For the Israeli side, such steps could include a declaration of having no sovereignty claims over areas east of the security fence, enacting of a voluntary evacuation and compensation law for the settlers who live in these areas, and initiating a national-scale planning effort for the absorption of the some 100,000 settlers who will eventually relocate.
For the Palestinians, the steps should include fiercely fighting terror and intransigent groups that try to spoil any progress, and making sure all textbooks in the education system accept the existence of Israel alongside a viable Palestinian state.
The US and rest of the international community have a key role in this new paradigm.
They should use the prism of constructiveness when refereeing whether or not an independent step advances a twostate reality. For example, under the proposed paradigm, a step like the Palestinian UN statehood bid should not have been vetoed by the US at the UN Security Council.
That’s because UN membership advances a reality of two states. The argument that the bid was done outside the scope of negotiation is exactly the problem.
But when either side takes independent steps that impede progress toward two states – such as Israel building settlements east of the security fence or Palestinian calls for Israel boycotts – the international community must exact a price from the offending party.
At the same time, we should not take our eyes off the twostate solution ball.
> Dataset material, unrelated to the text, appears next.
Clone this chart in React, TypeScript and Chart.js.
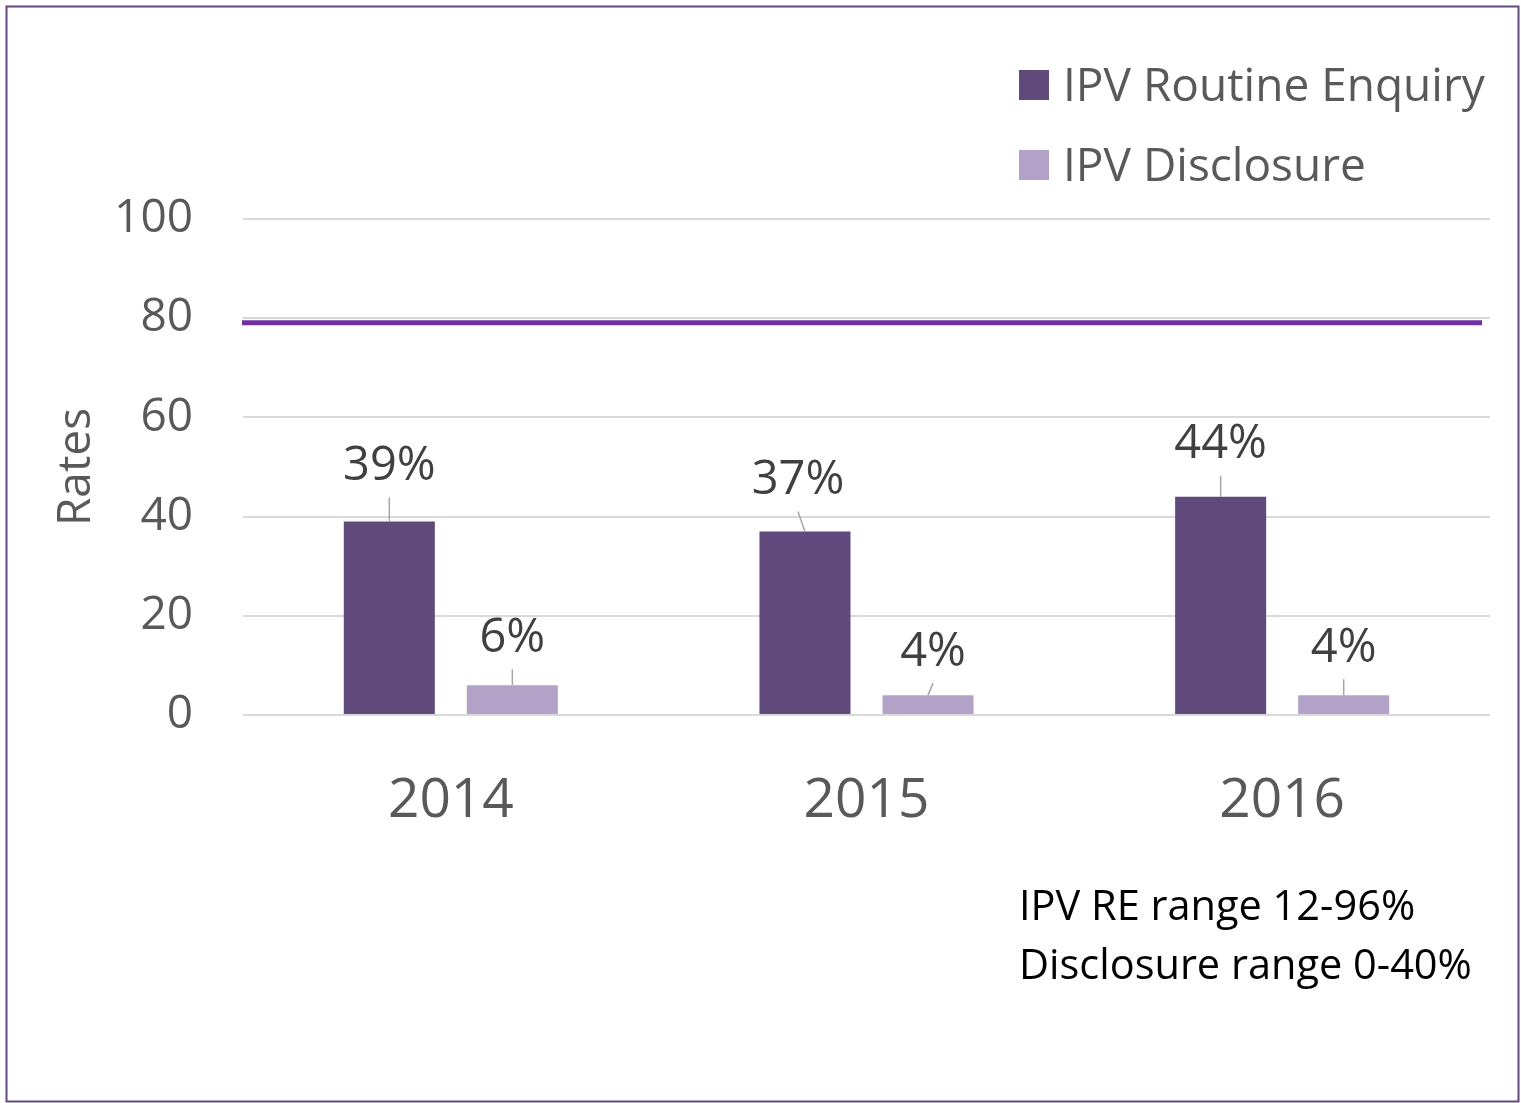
import React, { useEffect, useRef } from 'react';
import { Chart, registerables } from 'chart.js';

Chart.register(...registerables);

const categories = ['2014', '2015', '2016'];
const routineEnquiry = [39, 37, 44];
const disclosure = [6, 4, 4];
const seriesNames = ['IPV Routine Enquiry', 'IPV Disclosure'];
const yTicks = [0, 20, 40, 60, 80, 100];
const targetLine = 79.1;
const noteLines = ['IPV RE range 12-96%', 'Disclosure range 0-40%'];
const yAxisTitle = 'Rates';

const FONT = "'Open Sans', sans-serif";
const DARK = '#604a7b';
const LIGHT = '#b3a2c7';
const TARGET = '#7030a0';

// label placement offsets (style only): [datasetIndex][categoryIndex]
const labelShift = [
  [{ dx: 0, dy: 55 }, { dx: -7, dy: 51 }, { dx: 0, dy: 52 }],
  [{ dx: 0, dy: 47 }, { dx: 5, dy: 43 }, { dx: 0, dy: 47 }],
];

const decorPlugin = {
  id: 'decor',
  beforeDatasetsDraw(chart: any) {
    const { ctx, chartArea, scales } = chart;
    const y = scales.y.getPixelForValue(targetLine);
    ctx.save();
    ctx.strokeStyle = TARGET;
    ctx.lineWidth = 5;
    ctx.beginPath();
    ctx.moveTo(chartArea.left - 1, y);
    ctx.lineTo(chartArea.right - 8, y);
    ctx.stroke();
    ctx.restore();
  },
  afterDatasetsDraw(chart: any) {
    const { ctx } = chart;
    ctx.save();
    chart.data.datasets.forEach((ds: any, di: number) => {
      const meta = chart.getDatasetMeta(di);
      meta.data.forEach((el: any, i: number) => {
        const sh = labelShift[di][i];
        const lx = el.x + sh.dx;
        const ly = el.y - sh.dy;
        ctx.strokeStyle = '#a6a6a6';
        ctx.lineWidth = 1.5;
        ctx.beginPath();
        ctx.moveTo(el.x, el.y);
        ctx.lineTo(lx, ly + 31);
        ctx.stroke();
        ctx.fillStyle = '#404040';
        ctx.font = `47px ${FONT}`;
        ctx.textAlign = 'center';
        ctx.textBaseline = 'middle';
        ctx.fillText(ds.data[i] + '%', lx, ly);
      });
    });
    ctx.restore();
  },
  afterDraw(chart: any) {
    const { ctx, width, height } = chart;
    ctx.save();
    // frame
    ctx.strokeStyle = DARK;
    ctx.lineWidth = 2;
    ctx.strokeRect(6.5, 6.5, width - 9, height - 8);
    // legend
    const lx = width - 502;
    chart.data.datasets.forEach((ds: any, di: number) => {
      const top = 70 + di * 80;
      ctx.fillStyle = ds.backgroundColor;
      ctx.fillRect(lx, top, 30, 30);
      ctx.fillStyle = '#595959';
      ctx.font = `46px ${FONT}`;
      ctx.textAlign = 'left';
      ctx.textBaseline = 'alphabetic';
      ctx.fillText(ds.label, lx + 44, top + 31);
    });
    // notes
    ctx.fillStyle = '#000000';
    ctx.font = `41.5px ${FONT}`;
    noteLines.forEach((t, i) => {
      ctx.fillText(t, lx, 920 + i * 59);
    });
    ctx.restore();
  },
};

export default function App() {
  const ref = useRef<HTMLCanvasElement>(null);
  useEffect(() => {
    if (!ref.current) return;
    const chart = new Chart(ref.current, {
      type: 'bar',
      data: {
        labels: categories,
        datasets: [
          { label: seriesNames[0], data: routineEnquiry, backgroundColor: DARK },
          { label: seriesNames[1], data: disclosure, backgroundColor: LIGHT },
        ],
      },
      options: {
        responsive: false,
        animation: false,
        devicePixelRatio: 1,
        layout: { padding: { left: 0, top: 219, right: 31, bottom: 0 } },
        datasets: { bar: { categoryPercentage: 0.592, barPercentage: 0.74 } },
        plugins: { legend: { display: false }, tooltip: { enabled: false } },
        scales: {
          x: {
            grid: { display: false, drawTicks: false },
            border: { display: false },
            ticks: { font: { size: 55, family: FONT }, color: '#595959', padding: 53 },
            afterFit: (s: any) => { s.height = 388; },
          },
          y: {
            min: 0,
            max: 100,
            afterBuildTicks: (s: any) => { s.ticks = yTicks.map((v) => ({ value: v })); },
            ticks: { font: { size: 46, family: FONT }, color: '#595959', padding: 50 },
            grid: { color: '#d9d9d9', lineWidth: 2, drawTicks: false },
            border: { display: false },
            title: {
              display: true,
              text: yAxisTitle,
              color: '#595959',
              font: { size: 46, family: FONT },
              padding: { top: 49, bottom: 0 },
            },
            afterFit: (s: any) => { s.width = 243; },
          },
        },
      },
      plugins: [decorPlugin],
    } as any);
    return () => chart.destroy();
  }, []);
  return (
    <div style={{ position: 'absolute', left: 0, top: 0, width: 1521, height: 1103, background: '#fff' }}>
      <canvas ref={ref} width={1521} height={1103} style={{ display: 'block' }} />
    </div>
  );
}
The parameters of a two-states agreement are well understood, and therefore any independent step by either party must be evaluated solely on the basis of whether or not it brings the reality closer to that agreement.
When, after some experience with a two-state reality, the conditions will be ripe to raise the bar back and return to direct negotiations, the task will be much more manageable.
The choice between one state and two states is a false one.
There is really no alternative to two states for those of us who cherish the Zionist dream of a secure, democratic homeland for the Jewish people.
But there is an alternative to the futile negotiation attempts.
As in a high-jump competition, there is need to first clear the bar at the lower height: the reality of two states achieved by independent steps. Once that is cleared, we can raise the bar further and aim for an agreement, which must remain the goal.
Ami Ayalon is the co-chairman of Blue White Future, and a former director of the Israel Security Agency (Shin Bet). Orni Petruschka is co-chairman of the Israeli non-partisan organization Blue White Future and a hi-tech entrepreneur in Israel.